Quizá no tanto, la verdad, pero entendéis lo que digo.

Aquello ya terminó, pero en los últimos tiempos he encontrado otro momento Doritos. Como ya no salgo de noche, es un momento distinto. Lo que ocurre igual es que el plan principal tiene pinta de excusa y lo colateral está opositando a lo máximo. Ahora, cuando llevo a entrenar a mi hijo, no es verlo entrenar mi asunto preferido, y eso que me gusta mucho ver entrenar a mi hijo. Lo que más me gusta es que al salir del entrenamiento siempre pide que vayamos a un campito. Teo sabe que siempre hay tiempo para jugar a fútbol un ratito más, y justo al lado de sus instalaciones de entrenamiento hay un lindo campito. El campito es de una multinacional, está vallado y tiene buenas porterías: ganamos aparcamiento, pero perdemos mística. El campito es el campito del Decathlon más próximo.
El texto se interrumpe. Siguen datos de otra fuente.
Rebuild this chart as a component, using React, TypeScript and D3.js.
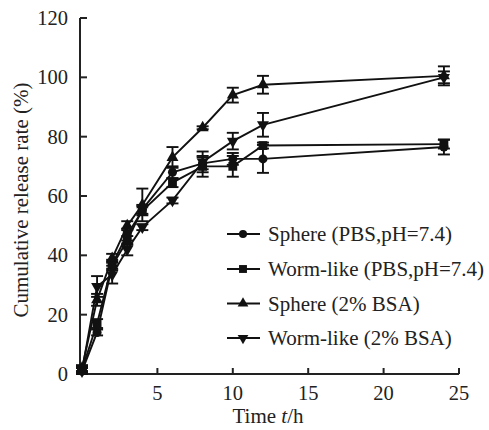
import React, { useEffect, useRef } from "react";
import * as d3 from "d3";

// time points (h)
const times = [0, 1, 2, 3, 4, 6, 8, 10, 12, 24];

const spherePBS = [1, 14, 36.5, 45, 55.5, 68, 71, 72.5, 72.5, 76.5];
const spherePBSErr = [1, 1, 1.5, 1.5, 1.5, 2, 2, 2, 4.7, 2.5];
const wormPBS = [1.5, 17, 37, 47, 55, 64.5, 70, 70, 77, 77.5];
const wormPBSErr = [1, 1.5, 1.5, 2, 1.5, 1.5, 3.5, 3.5, 1, 1.5];
const sphereBSA = [2, 25, 39, 50, 57, 73, 83, 94, 97.5, 100.5];
const sphereBSAErr = [1, 2, 1.5, 1.5, 5.5, 3.5, 0.5, 2.5, 3, 3.2];
const wormBSA = [1, 29.5, 33.5, 42, 49.5, 58.5, 71.5, 78.5, 84, 100];
const wormBSAErr = [1, 3.5, 3, 2, 1, 1, 3.5, 2.8, 4, 2];

const seriesNames = [
  "Sphere (PBS,pH=7.4)",
  "Worm-like (PBS,pH=7.4)",
  "Sphere (2% BSA)",
  "Worm-like (2% BSA)",
];

const xTicks = [5, 10, 15, 20, 25];
const yTicks = [0, 20, 40, 60, 80, 100, 120];

const FONT = "Liberation Serif";

const ReleaseChart = () => {
  const ref = useRef(null);

  useEffect(() => {
    const width = 489, height = 430;
    const node = ref.current;
    d3.select(node).selectAll("*").remove();

    const svg = d3.select(node)
      .append("svg")
      .attr("width", width)
      .attr("height", height)
      .attr("font-family", FONT)
      .style("position", "absolute")
      .style("left", "0px")
      .style("top", "0px")
      .style("background", "#fff");

    const x = d3.scaleLinear().domain([0, 25]).range([82, 459]);
    const y = d3.scaleLinear().domain([0, 120]).range([374, 18]);

    const series = [
      { name: seriesNames[0], vals: spherePBS, err: spherePBSErr, sym: d3.symbolCircle, size: 64, rot: 0 },
      { name: seriesNames[1], vals: wormPBS, err: wormPBSErr, sym: d3.symbolSquare, size: 78, rot: 0 },
      { name: seriesNames[2], vals: sphereBSA, err: sphereBSAErr, sym: d3.symbolTriangle, size: 62, rot: 0 },
      { name: seriesNames[3], vals: wormBSA, err: wormBSAErr, sym: d3.symbolTriangle, size: 62, rot: 180 },
    ];

    const label = (sel, size = 21) => sel
      .attr("font-family", FONT)
      .attr("font-size", size)
      .attr("fill", "#222");

    // axes
    svg.append("line")
      .attr("x1", 80).attr("x2", 80)
      .attr("y1", y(120)).attr("y2", y(0) + 1)
      .attr("stroke", "#222").attr("stroke-width", 2);
    svg.append("line")
      .attr("x1", 79).attr("x2", x(25))
      .attr("y1", y(0)).attr("y2", y(0))
      .attr("stroke", "#222").attr("stroke-width", 2);

    yTicks.forEach(t => {
      svg.append("line")
        .attr("x1", 80).attr("x2", 87)
        .attr("y1", y(t)).attr("y2", y(t))
        .attr("stroke", "#222").attr("stroke-width", 2);
      svg.append("text")
        .attr("x", 68).attr("y", y(t) + 7)
        .attr("text-anchor", "end")
        .call(label, 20.5)
        .text(t);
    });

    xTicks.forEach(t => {
      svg.append("line")
        .attr("x1", x(t)).attr("x2", x(t))
        .attr("y1", y(0)).attr("y2", y(0) - 6)
        .attr("stroke", "#222").attr("stroke-width", 2);
      svg.append("text")
        .attr("x", x(t)).attr("y", 400)
        .attr("text-anchor", "middle")
        .call(label, 20.5)
        .text(t);
    });

    const xt = svg.append("text")
      .attr("x", 268).attr("y", 423)
      .attr("text-anchor", "middle")
      .call(label);
    xt.append("tspan").text("Time ");
    xt.append("tspan").attr("font-style", "italic").text("t");
    xt.append("tspan").text("/h");

    svg.append("text")
      .attr("transform", "translate(28,200) rotate(-90)")
      .attr("text-anchor", "middle")
      .call(label)
      .text("Cumulative release rate (%)");

    const line = d3.line().x(d => x(d[0])).y(d => y(d[1]));
    const plot = svg.append("g");

    series.forEach(s => {
      const pts = times.map((t, i) => [t, s.vals[i]]);
      plot.append("path")
        .attr("d", line(pts))
        .attr("fill", "none")
        .attr("stroke", "#111")
        .attr("stroke-width", 1.9);
    });

    series.forEach(s => {
      times.forEach((t, i) => {
        const cx = x(t);
        const lo = y(s.vals[i] - s.err[i]);
        const hi = y(s.vals[i] + s.err[i]);
        const g = plot.append("g").attr("stroke", "#111").attr("stroke-width", 1.9);
        g.append("line").attr("x1", cx).attr("x2", cx).attr("y1", lo).attr("y2", hi);
        g.append("line").attr("x1", cx - 6).attr("x2", cx + 6).attr("y1", lo).attr("y2", lo);
        g.append("line").attr("x1", cx - 6).attr("x2", cx + 6).attr("y1", hi).attr("y2", hi);
      });
    });

    series.forEach(s => {
      const sym = d3.symbol().type(s.sym).size(s.size);
      times.forEach((t, i) => {
        plot.append("path")
          .attr("d", sym())
          .attr("transform", `translate(${x(t)},${y(s.vals[i])}) rotate(${s.rot})`)
          .attr("fill", "#111");
      });
    });

    // legend
    const legend = svg.append("g");
    const rowY = [234, 269, 303.5, 338];
    series.forEach((s, i) => {
      const ly = rowY[i];
      legend.append("line")
        .attr("x1", 227).attr("x2", 260)
        .attr("y1", ly).attr("y2", ly)
        .attr("stroke", "#111").attr("stroke-width", 1.9);
      legend.append("path")
        .attr("d", d3.symbol().type(s.sym).size(s.size * 0.8)())
        .attr("transform", `translate(243,${ly}) rotate(${s.rot})`)
        .attr("fill", "#111");
      legend.append("text")
        .attr("x", 268).attr("y", ly + 7)
        .call(label)
        .text(s.name);
    });
  }, []);

  return <div ref={ref}></div>;
};

export default function App() {
  return <ReleaseChart />;
}
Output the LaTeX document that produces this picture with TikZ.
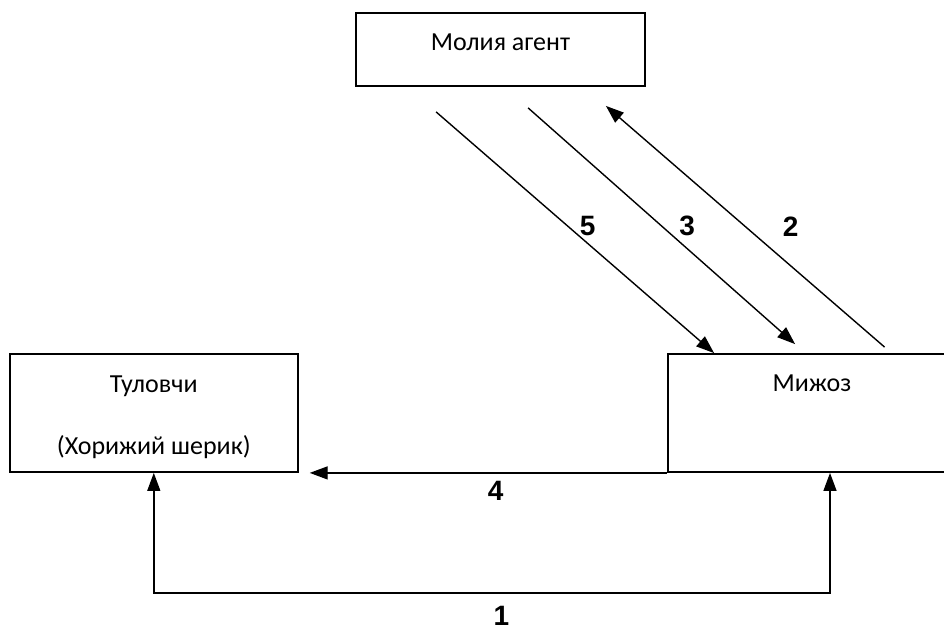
\documentclass[tikz,border=0pt]{standalone}
\usepackage{fontspec}
\setmainfont{Carlito}
\newfontfamily\numfont{Liberation Sans}
\usetikzlibrary{arrows.meta,positioning}

\begin{document}
\begin{tikzpicture}[x=1pt,y=-1pt,
    box/.style={draw,line width=1.8pt,inner sep=0pt,align=center,font=\fontsize{26}{62}\selectfont},
    flow/.style={line width=1.4pt,-{Triangle[length=18pt,width=13pt]}},
    twoway/.style={line width=1.4pt,{Triangle[length=18pt,width=13pt]}-{Triangle[length=18pt,width=13pt]}},
    num/.style={inner sep=0pt,font=\numfont\bfseries\fontsize{28}{30}\selectfont}]
      \useasboundingbox (0,0) rectangle (944,630);
      \node[box,minimum width=289pt,minimum height=73pt,text height=17pt,text depth=16pt] (agent) at (500.5,49.5) {Молия агент};
      \node[box,minimum width=288pt,minimum height=118pt] (seller) at (153.8,413) {\rule{0pt}{25pt}Туловчи\\(Хорижий шерик)};
      \node[box,minimum width=288pt,minimum height=118pt,text height=17pt,text depth=61pt] (client) at (812,413) {Мижоз};
      \draw[flow] ([xshift=81pt,yshift=-25pt]agent.south west) -- node[num,pos=0.475,right=11pt]{5} ([xshift=47pt]client.north west);
      \draw[flow] ([xshift=173pt,yshift=-21pt]agent.south west) -- node[num,pos=0.5,right=17pt]{3} ([xshift=128pt,yshift=9pt]client.north west);
      \draw[flow] ([xshift=217.5pt,yshift=6pt]client.north west) -- node[num,pos=0.5,right=37pt]{2} ([xshift=-40pt,yshift=-19pt]agent.south east);
      \draw[flow] (client.south west) -- node[num,pos=0.48,below=8pt]{4} ([xshift=11pt]seller.south east);
      \coordinate (loop) at ([xshift=18pt,yshift=-120pt]client.south);
      \draw[twoway] (seller.south) |- node[num,pos=0.757,below=13pt]{1} (loop) -- ([xshift=18pt]client.south);
\end{tikzpicture}
\end{document}
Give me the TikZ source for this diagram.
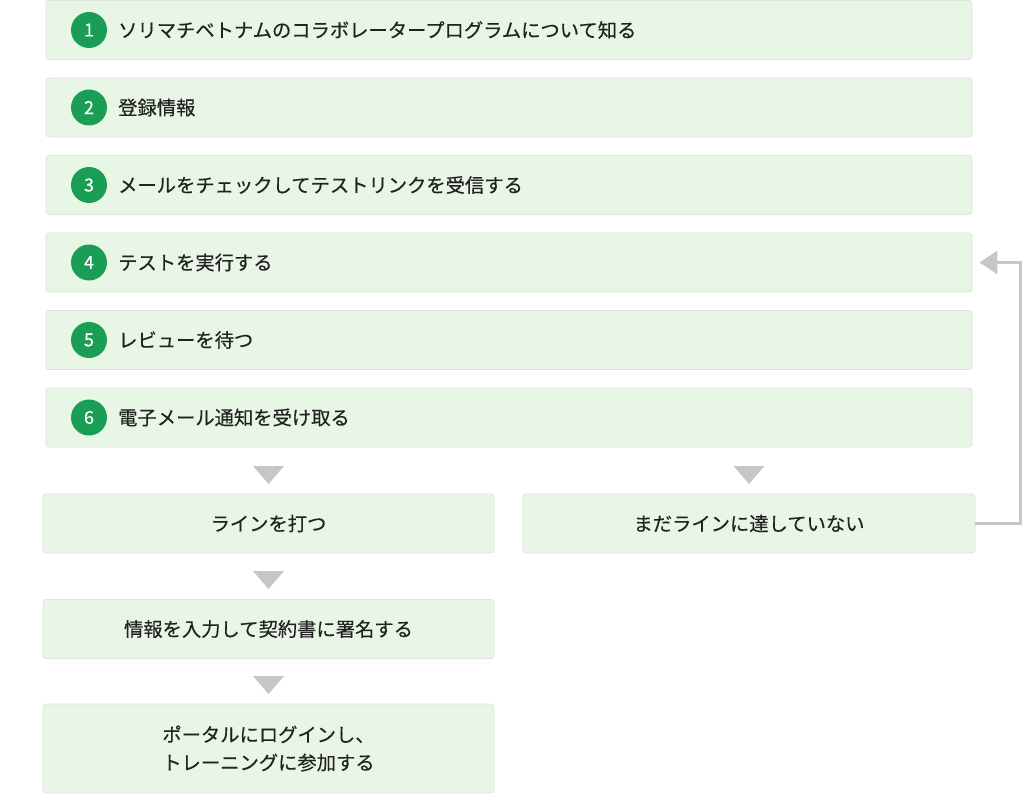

Allá vamos siempre Teo y yo después de entrenar, y da igual que haya entrenado a fútbol o a atletismo, que a lo que se dedica ahora mismo. Mi hijo saca la pelota del maletero y somos felices: me mete unos golazos de impresión, nos picamos en el juego de darle al larguero, presume de zurdita y cuando me canso entramos a la tienda a comprar agua fresquísima. Teo tiene 7 años y lógicamente flipa en el Decathlon, que le parece el paraíso. A menudo damos un paseo por las diferentes plantas y pasillos, tomando nota sin prisas, e imaginamos que practica otros deportes y juega en otros equipos. A Teo le apetece jugar a todo y no ve nada clara la limitación de horas y días. El otro día ya asignó un par de deportes a su hermano recién nacido. De hecho, si por él fuera, jugaría a la vez a bádminton, pádel, tenis, golf, baloncesto, balonmano, rugby y gimnasia rítmica. Mi hijo se queja de tener solo una vida, quiere todos los deportes y los quiere en fila. «Todos se me dan bien», repite, porque también es bastante flipao el niño.

De momento le he dicho que lo pensaremos el año próximo.

Luego, mientras salimos de la tienda y volvemos al campito a echar los últimos tiros, pienso en los deportes que no elegimos. En las vidas que podríamos haber tenido y no tuvimos. En lo que podríamos haber hecho o haber sido. Pienso que no quedan Doritos, pero tenemos campito. Y también pienso en lo que nos hemos convertido.